#### Objective:
For each line of the data below that holds "chart", copy the line.

#### Available data:
###

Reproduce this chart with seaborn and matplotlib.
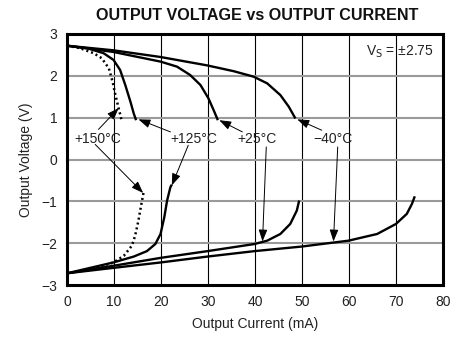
import matplotlib
matplotlib.use("Agg")
import matplotlib.pyplot as plt
import seaborn as sns
import pandas as pd

# Output voltage swing vs. load current, per temperature
# Sourcing (positive swing) branch
i_up_m40 = [0, 9.9, 19.9, 29.8, 35.5, 39.7, 42.6, 45.4, 47.2, 48.6]
v_up_m40 = [2.72, 2.61, 2.45, 2.25, 2.11, 1.98, 1.82, 1.54, 1.26, 0.98]
i_up_25 = [0, 9.9, 19.9, 23.4, 26.2, 28.4, 30.1, 31.2, 32.1]
v_up_25 = [2.72, 2.57, 2.34, 2.22, 2.02, 1.78, 1.46, 1.18, 0.94]
i_up_125 = [0, 4.3, 7.8, 9.9, 11.3, 12.4, 13.5, 14.2, 14.7]
v_up_125 = [2.72, 2.66, 2.54, 2.38, 2.14, 1.78, 1.38, 1.10, 0.94]
i_up_150 = [0, 2.8, 5.7, 7.4, 8.9, 9.7, 10.3, 11.0, 11.7]
v_up_150 = [2.72, 2.66, 2.54, 2.42, 2.18, 1.86, 1.54, 1.22, 0.90]

# Sinking (negative swing) branch
i_dn_m40 = [0, 9.9, 20, 29.9, 39.9, 50, 59.9, 66, 70, 72.3, 73.4, 74]
v_dn_m40 = [-2.72, -2.59, -2.46, -2.32, -2.19, -2.08, -1.94, -1.78, -1.54, -1.30, -1.06, -0.88]
i_dn_25 = [0, 9.9, 20, 29.9, 39.9, 42.6, 45.4, 47.5, 48.9, 49.4]
v_dn_25 = [-2.72, -2.54, -2.35, -2.19, -2.02, -1.94, -1.78, -1.54, -1.22, -0.98]
i_dn_125 = [0, 9.9, 14.2, 17.0, 18.8, 19.9, 20.7, 21.3, 22.0, 22.3]
v_dn_125 = [-2.72, -2.46, -2.32, -2.19, -2.02, -1.78, -1.38, -0.98, -0.66, -0.60]
i_dn_150 = [0, 4.3, 7.1, 9.9, 12.1, 13.8, 14.5, 15.2, 15.7, 16.3]
v_dn_150 = [-2.72, -2.64, -2.56, -2.46, -2.30, -2.06, -1.82, -1.46, -1.14, -0.78]

x_ticks = [0, 10, 20, 30, 40, 50, 60, 70, 80]
y_ticks = [-3, -2, -1, 0, 1, 2, 3]

sns.set_theme(style="white")
plt.rcParams["font.family"] = ["Liberation Sans", "DejaVu Sans"]

curves = [
    ("-40", "up", i_up_m40, v_up_m40), ("+25", "up", i_up_25, v_up_25),
    ("+125", "up", i_up_125, v_up_125), ("+150", "up", i_up_150, v_up_150),
    ("-40", "dn", i_dn_m40, v_dn_m40), ("+25", "dn", i_dn_25, v_dn_25),
    ("+125", "dn", i_dn_125, v_dn_125), ("+150", "dn", i_dn_150, v_dn_150),
]
frames = []
for t, b, xs, ys in curves:
    frames.append(pd.DataFrame({"current": xs, "voltage": ys, "temp": t, "branch": b}))
df = pd.concat(frames, ignore_index=True)

fig = plt.figure(figsize=(4.66, 3.41), dpi=100)
ax = fig.add_axes([0.1438, 0.1642, 0.8068, 0.7361])

for (t, b), g in df.groupby(["temp", "branch"], sort=False):
    if t == "+150":
        sns.lineplot(data=g, x="current", y="voltage", sort=False, ax=ax,
                     color="black", lw=1.8, linestyle=(0, (0.8, 1.2)),
                     dash_capstyle="butt", estimator=None)
    else:
        sns.lineplot(data=g, x="current", y="voltage", sort=False, ax=ax,
                     color="black", lw=1.7, estimator=None,
                     solid_joinstyle="round", solid_capstyle="butt")

ax.set_xlim(0, 80)
ax.set_ylim(-3, 3)
ax.set_xticks(x_ticks)
ax.set_yticks(y_ticks)
ax.set_xticklabels([str(v) for v in x_ticks], fontsize=10, color="#222222")
ax.set_yticklabels([str(v).replace("-", "\u2212") for v in y_ticks], fontsize=10, color="#222222")
ax.tick_params(length=0, pad=7)

for xv in x_ticks[1:-1]:
    ax.axvline(xv, color="black", lw=0.8, zorder=0)
for yv in y_ticks[1:-1]:
    ax.axhline(yv, color="#9a9a9a", lw=1.5, zorder=0)

for s in ax.spines.values():
    s.set_color("black")
    s.set_linewidth(2.2)

ax.set_xlabel("Output Current (mA)", fontsize=10, color="#222222", labelpad=6)
ax.set_ylabel("Output Voltage (V)", fontsize=10, color="#222222", labelpad=6)
fig.text(0.551, 0.956, "OUTPUT VOLTAGE vs OUTPUT CURRENT", ha="center", va="center",
         fontsize=11.6, fontweight="bold", color="#111111")

ax.text(0.975, 0.93, "V$_\\mathrm{S}$ = \u00b12.75", transform=ax.transAxes,
        ha="right", va="center", fontsize=10, color="#222222")

label_y = 0.5
labels = [
    ("+150\u00b0C", 6.6, [((6.7, 0.72), (11.0, 1.23)), ((6.0, 0.36), (16.2, -0.80))]),
    ("+125\u00b0C", 26.9, [((22.0, 0.66), (15.2, 0.96)), ((25.8, 0.34), (22.3, -0.62))]),
    ("+25\u00b0C", 40.4, [((37.3, 0.66), (32.4, 0.94)), ((42.4, 0.30), (41.6, -1.96))]),
    ("\u221240\u00b0C", 56.5, [((54.2, 0.70), (49.0, 0.96)), ((57.6, 0.30), (56.7, -1.96))]),
]
for txt, tx, arrows in labels:
    ax.text(tx, label_y, txt, ha="center", va="center", fontsize=10, color="#222222")
    for (x0, y0), (x1, y1) in arrows:
        ax.annotate("", xy=(x1, y1), xytext=(x0, y0),
                    arrowprops=dict(arrowstyle="-|>,head_length=0.6,head_width=0.22",
                                    color="black", lw=0.7, shrinkA=0, shrinkB=0))

fig.savefig("out.png", dpi=100)
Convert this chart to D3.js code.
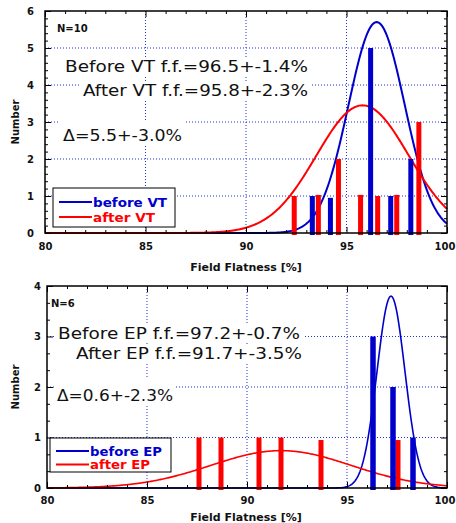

###

#### Solution to this exercise:
Reproduce this chart with seaborn and matplotlib.
Convert this chart to D3.js code.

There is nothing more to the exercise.